> Directions
Leave out the pictures and copy everything else below exactly.

> Record list
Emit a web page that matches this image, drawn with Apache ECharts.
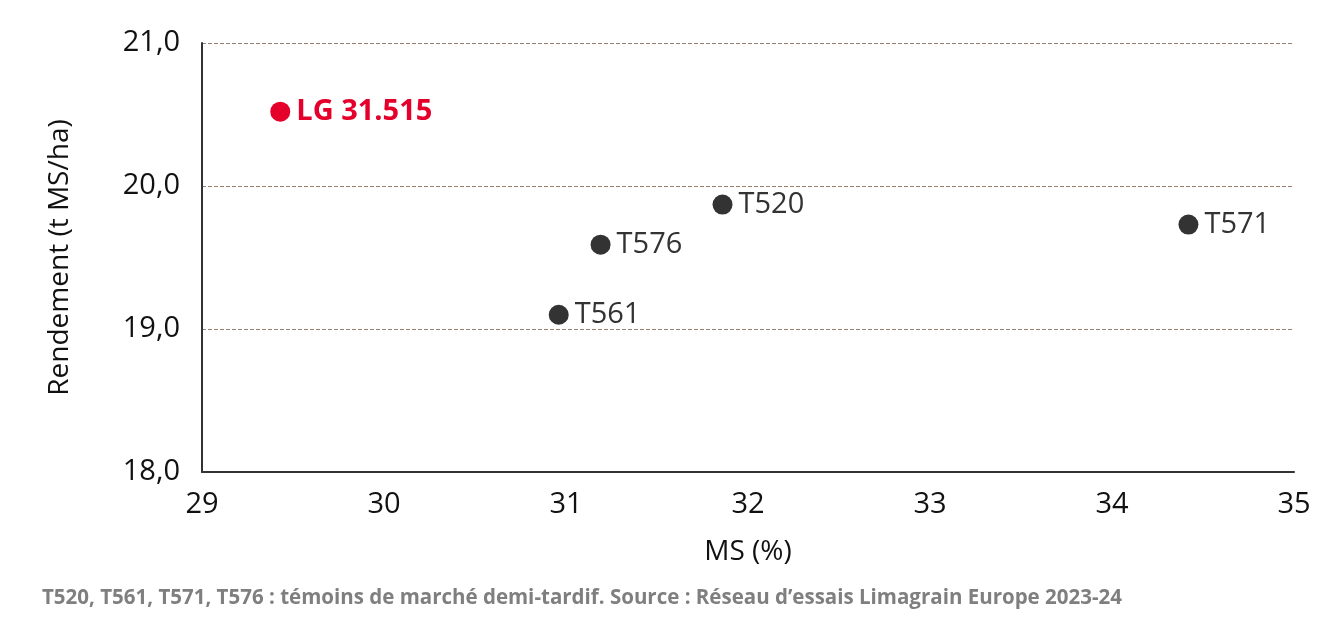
<!DOCTYPE html><html><head><meta charset="utf-8">
<script src="https://cdn.jsdelivr.net/npm/echarts@6/dist/echarts.min.js"></script>
<style>html,body{margin:0;background:#fff}#c{width:1319px;height:631px}</style></head><body><div id="c"></div>
<script>
const names=['LG 31.515','T520','T576','T561','T571'];
const ms=[29.43,31.86,31.19,30.96,34.42];
const rdt=[20.52,19.87,19.59,19.10,19.73];
const colors=['#e4002b','#333333','#333333','#333333','#333333'];
const xTicks=[29,30,31,32,33,34,35];
const yTicks=[18,19,20,21];
const F='"Open Sans", "Liberation Sans", sans-serif';
const ch=echarts.init(document.getElementById('c'));
ch.setOption({
 animation:false,
 grid:{left:202,right:25,top:43,bottom:159},
 xAxis:{type:'value',min:xTicks[0],max:xTicks[xTicks.length-1],interval:1,
  name:'MS (%)',nameLocation:'middle',nameGap:66,nameTextStyle:{fontSize:28,color:'#111',fontFamily:F},
  axisLine:{lineStyle:{color:'#333',width:2}},axisTick:{show:false},splitLine:{show:false},
  axisLabel:{fontSize:29,color:'#111',fontFamily:F,margin:18}},
 yAxis:{type:'value',min:yTicks[0],max:yTicks[yTicks.length-1],interval:1,
  name:'Rendement (t MS/ha)',nameLocation:'middle',nameGap:128,nameTextStyle:{fontSize:28,color:'#111',fontFamily:F},
  axisLine:{show:true,lineStyle:{color:'#333',width:2}},axisTick:{show:false},
  splitLine:{lineStyle:{type:'dashed',color:'#9a8070',width:1}},
  axisLabel:{fontSize:29,color:'#111',fontFamily:F,margin:22,formatter:v=>v.toFixed(1).replace('.',',')}},
 series:[{type:'scatter',symbolSize:20,
  data:names.map((n,i)=>({value:[ms[i],rdt[i]],name:n,itemStyle:{color:colors[i],opacity:1},
   label:{show:true,position:'right',distance:6,formatter:n,fontFamily:F,
    fontSize:i===0?29:29,fontWeight:i===0?'bold':'normal',color:i===0?'#e4002b':'#333'}}))}],
 graphic:[{type:'text',left:42,top:588,style:{text:'T520, T561, T571, T576 : témoins de marché demi-tardif. Source : Réseau d’essais Limagrain Europe 2023-24',
  font:'bold 20.5px '+F,fill:'#7f7f7f'}}]
});
</script></body></html>
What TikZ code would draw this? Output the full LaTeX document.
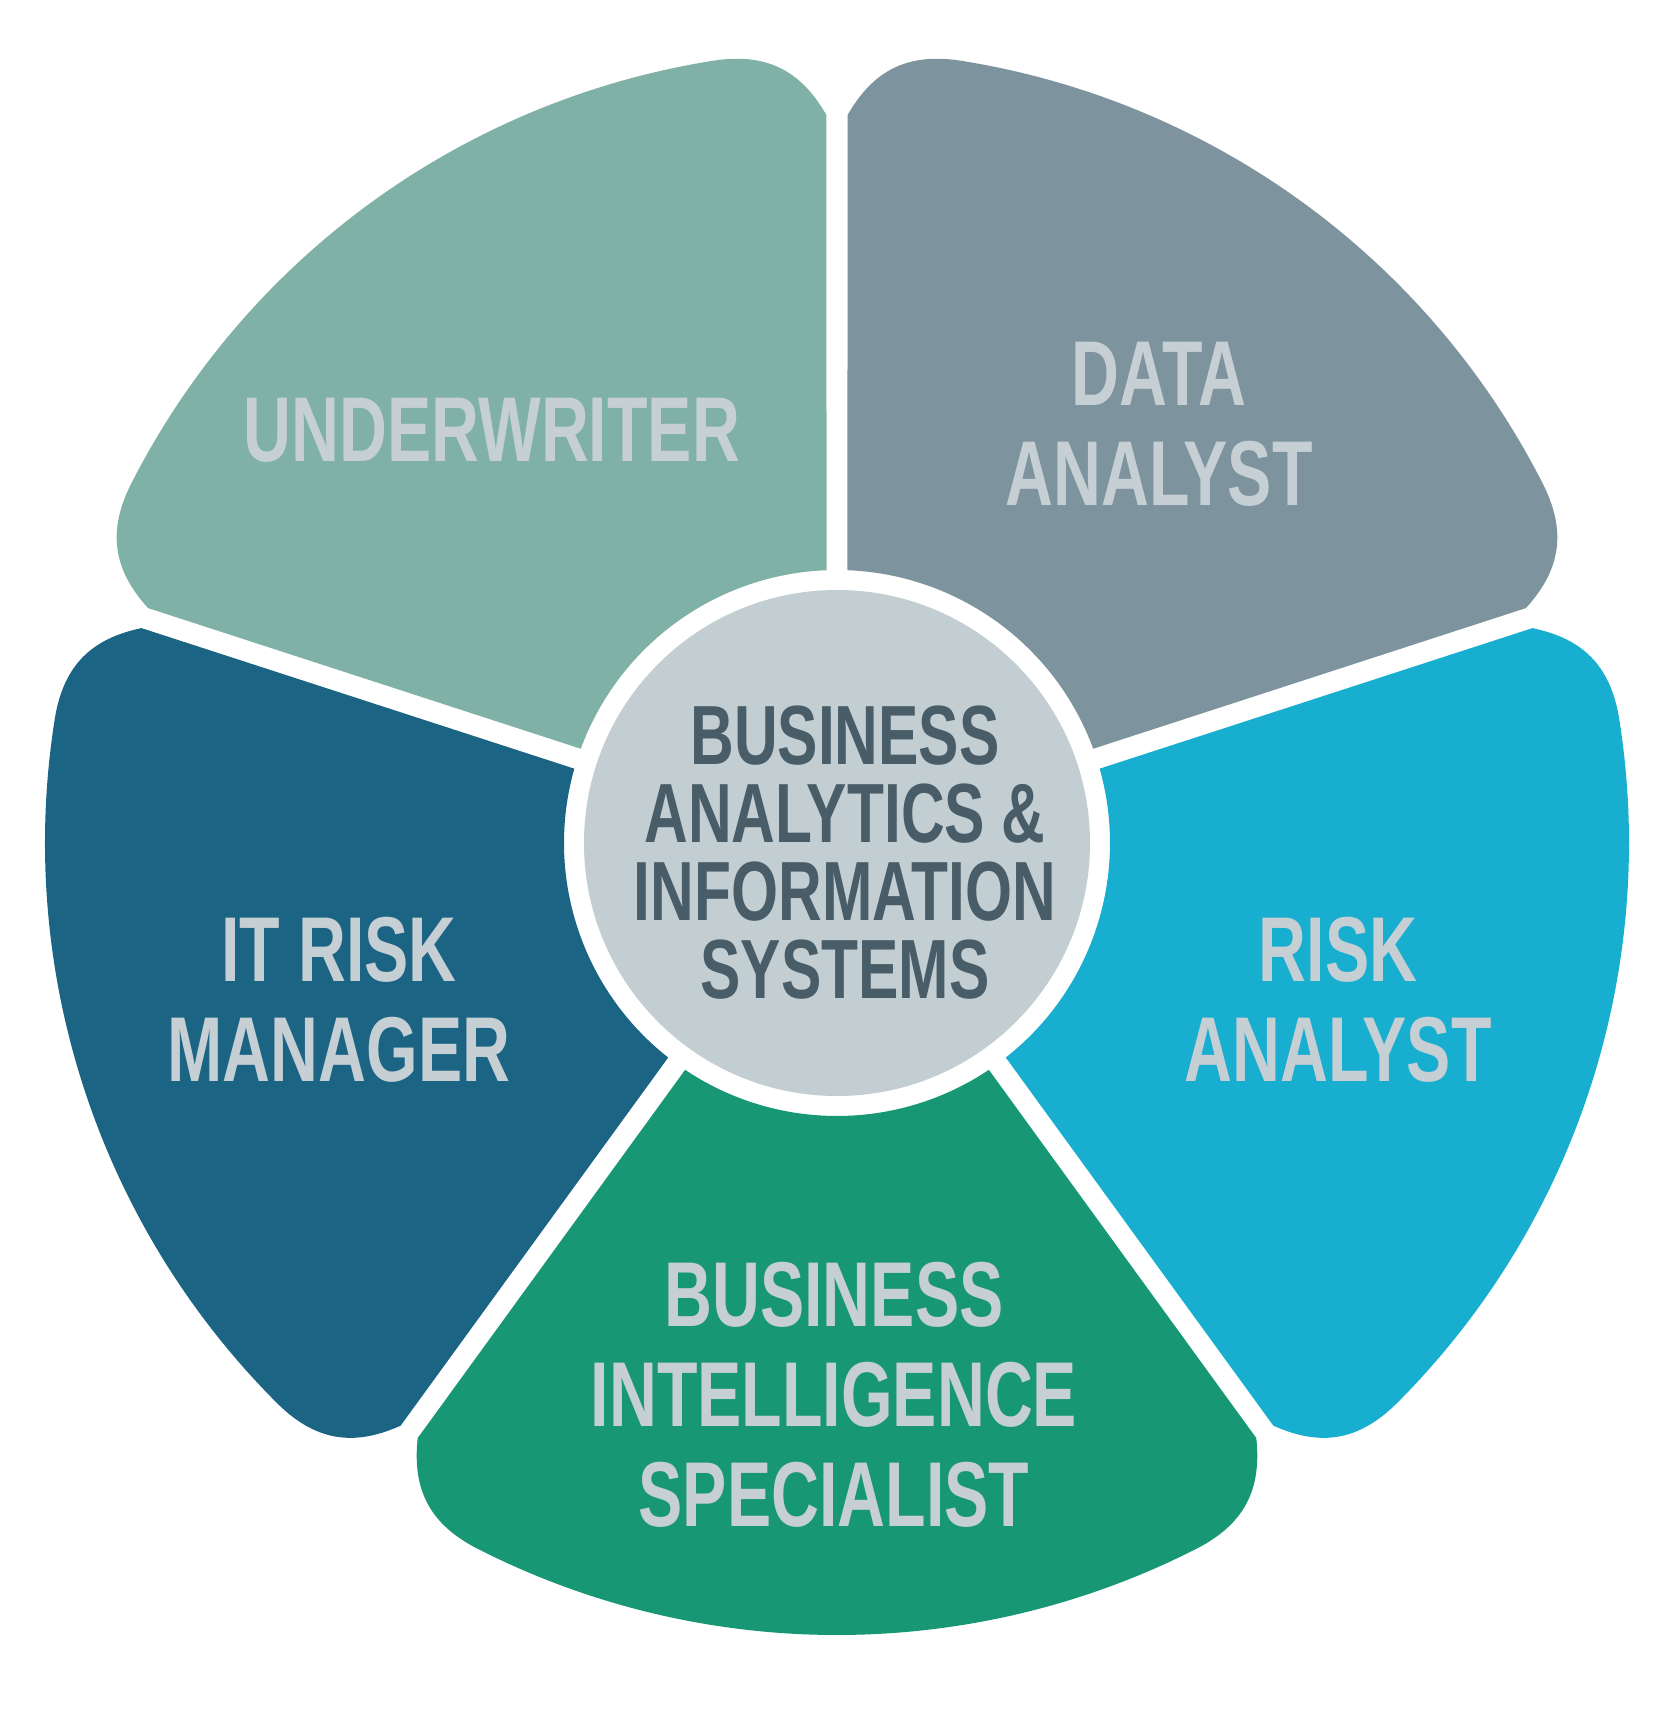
\documentclass[tikz,border=0pt]{standalone}
\usepackage{fontspec}
\usepackage{xcolor}
\usepackage{tikz}
\usetikzlibrary{
  calc,
}
\newfontfamily\gothic[FakeStretch=0.72]{Liberation Sans}
\definecolor{underink}{HTML}{7FB1A6}
\definecolor{dataink}{HTML}{7D939D}
\definecolor{riskink}{HTML}{18AECF}
\definecolor{biink}{HTML}{179773}
\definecolor{itink}{HTML}{1B6483}
\definecolor{hubfill}{HTML}{C3CED3}
\definecolor{pale}{HTML}{C6CFD4}
\definecolor{slate}{HTML}{485D67}
\tikzset{
  role/.style={
    font=\gothic\bfseries\fontsize{26.2}{28.45}\selectfont,
    text=pale,
    align=center,
    inner sep=0pt,
  },
  hubtext/.style={
    font=\gothic\bfseries\fontsize{23.9}{22.2}\selectfont,
    text=slate,
    align=center,
    inner sep=0pt,
  },
}

\begin{document}
\begin{tikzpicture}[x=0.1mm,y=0.1mm]
  \fill[white] (-837,-887) rectangle (834,843);

  % petals: gap angles, colour
  \foreach \a/\b/\c in {
    18/90/dataink,
    90/162/underink,
    162/234/itink,
    234/306/biink,
    306/378/riskink} {
    \fill[\c] ({\a+2.2}:273) -- ({\a+0.83}:728)
      .. controls +({\a+30}:45) and +({\a-81}:60) .. ({\a+9}:792)
      arc[start angle=\a+9, end angle=\b-9, radius=792]
      .. controls +({\b+81}:60) and +({\b-30}:45) .. ({\b-0.83}:728)
      -- ({\b-2.2}:273)
      arc[start angle=\b-2.2, end angle=\a+2.2, radius=273]
      -- cycle;
  }

  \fill[hubfill] (0,0) circle[radius=253];
  \node[hubtext] (hub) at (8,-10) {BUSINESS\\ANALYTICS \&\\INFORMATION\\SYSTEMS};

  \node[role] (underwriter) at (-345,413) {UNDERWRITER};
  \node[role] (data) at (322,419) {DATA\\ANALYST};
  \node[role] (itrisk) at (-498,-157) {IT RISK\\MANAGER};
  \node[role] (risk) at (501,-157) {RISK\\ANALYST};
  \node[role] (bi) at (-3,-552) {BUSINESS\\INTELLIGENCE\\SPECIALIST};
\end{tikzpicture}
\end{document}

> Output of the exercise
Emit a web page that matches this image, drawn with Apache ECharts.
<!DOCTYPE html><html><head><meta charset="utf-8">
<script src="https://cdn.jsdelivr.net/npm/echarts@6/dist/echarts.min.js"></script>
<style>html,body{margin:0;background:#fff}#c{width:1319px;height:631px}</style></head><body><div id="c"></div>
<script>
const names=['LG 31.515','T520','T576','T561','T571'];
const ms=[29.43,31.86,31.19,30.96,34.42];
const rdt=[20.52,19.87,19.59,19.10,19.73];
const colors=['#e4002b','#333333','#333333','#333333','#333333'];
const xTicks=[29,30,31,32,33,34,35];
const yTicks=[18,19,20,21];
const F='"Open Sans", "Liberation Sans", sans-serif';
const ch=echarts.init(document.getElementById('c'));
ch.setOption({
 animation:false,
 grid:{left:202,right:25,top:43,bottom:159},
 xAxis:{type:'value',min:xTicks[0],max:xTicks[xTicks.length-1],interval:1,
  name:'MS (%)',nameLocation:'middle',nameGap:66,nameTextStyle:{fontSize:28,color:'#111',fontFamily:F},
  axisLine:{lineStyle:{color:'#333',width:2}},axisTick:{show:false},splitLine:{show:false},
  axisLabel:{fontSize:29,color:'#111',fontFamily:F,margin:18}},
 yAxis:{type:'value',min:yTicks[0],max:yTicks[yTicks.length-1],interval:1,
  name:'Rendement (t MS/ha)',nameLocation:'middle',nameGap:128,nameTextStyle:{fontSize:28,color:'#111',fontFamily:F},
  axisLine:{show:true,lineStyle:{color:'#333',width:2}},axisTick:{show:false},
  splitLine:{lineStyle:{type:'dashed',color:'#9a8070',width:1}},
  axisLabel:{fontSize:29,color:'#111',fontFamily:F,margin:22,formatter:v=>v.toFixed(1).replace('.',',')}},
 series:[{type:'scatter',symbolSize:20,
  data:names.map((n,i)=>({value:[ms[i],rdt[i]],name:n,itemStyle:{color:colors[i],opacity:1},
   label:{show:true,position:'right',distance:6,formatter:n,fontFamily:F,
    fontSize:i===0?29:29,fontWeight:i===0?'bold':'normal',color:i===0?'#e4002b':'#333'}}))}],
 graphic:[{type:'text',left:42,top:588,style:{text:'T520, T561, T571, T576 : témoins de marché demi-tardif. Source : Réseau d’essais Limagrain Europe 2023-24',
  font:'bold 20.5px '+F,fill:'#7f7f7f'}}]
});
</script></body></html>
What TikZ code would draw this? Output the full LaTeX document.
\documentclass[tikz,border=0pt]{standalone}
\usepackage{fontspec}
\usepackage{xcolor}
\usepackage{tikz}
\usetikzlibrary{
  calc,
}
\newfontfamily\gothic[FakeStretch=0.72]{Liberation Sans}
\definecolor{underink}{HTML}{7FB1A6}
\definecolor{dataink}{HTML}{7D939D}
\definecolor{riskink}{HTML}{18AECF}
\definecolor{biink}{HTML}{179773}
\definecolor{itink}{HTML}{1B6483}
\definecolor{hubfill}{HTML}{C3CED3}
\definecolor{pale}{HTML}{C6CFD4}
\definecolor{slate}{HTML}{485D67}
\tikzset{
  role/.style={
    font=\gothic\bfseries\fontsize{26.2}{28.45}\selectfont,
    text=pale,
    align=center,
    inner sep=0pt,
  },
  hubtext/.style={
    font=\gothic\bfseries\fontsize{23.9}{22.2}\selectfont,
    text=slate,
    align=center,
    inner sep=0pt,
  },
}

\begin{document}
\begin{tikzpicture}[x=0.1mm,y=0.1mm]
  \fill[white] (-837,-887) rectangle (834,843);

  % petals: gap angles, colour
  \foreach \a/\b/\c in {
    18/90/dataink,
    90/162/underink,
    162/234/itink,
    234/306/biink,
    306/378/riskink} {
    \fill[\c] ({\a+2.2}:273) -- ({\a+0.83}:728)
      .. controls +({\a+30}:45) and +({\a-81}:60) .. ({\a+9}:792)
      arc[start angle=\a+9, end angle=\b-9, radius=792]
      .. controls +({\b+81}:60) and +({\b-30}:45) .. ({\b-0.83}:728)
      -- ({\b-2.2}:273)
      arc[start angle=\b-2.2, end angle=\a+2.2, radius=273]
      -- cycle;
  }

  \fill[hubfill] (0,0) circle[radius=253];
  \node[hubtext] (hub) at (8,-10) {BUSINESS\\ANALYTICS \&\\INFORMATION\\SYSTEMS};

  \node[role] (underwriter) at (-345,413) {UNDERWRITER};
  \node[role] (data) at (322,419) {DATA\\ANALYST};
  \node[role] (itrisk) at (-498,-157) {IT RISK\\MANAGER};
  \node[role] (risk) at (501,-157) {RISK\\ANALYST};
  \node[role] (bi) at (-3,-552) {BUSINESS\\INTELLIGENCE\\SPECIALIST};
\end{tikzpicture}
\end{document}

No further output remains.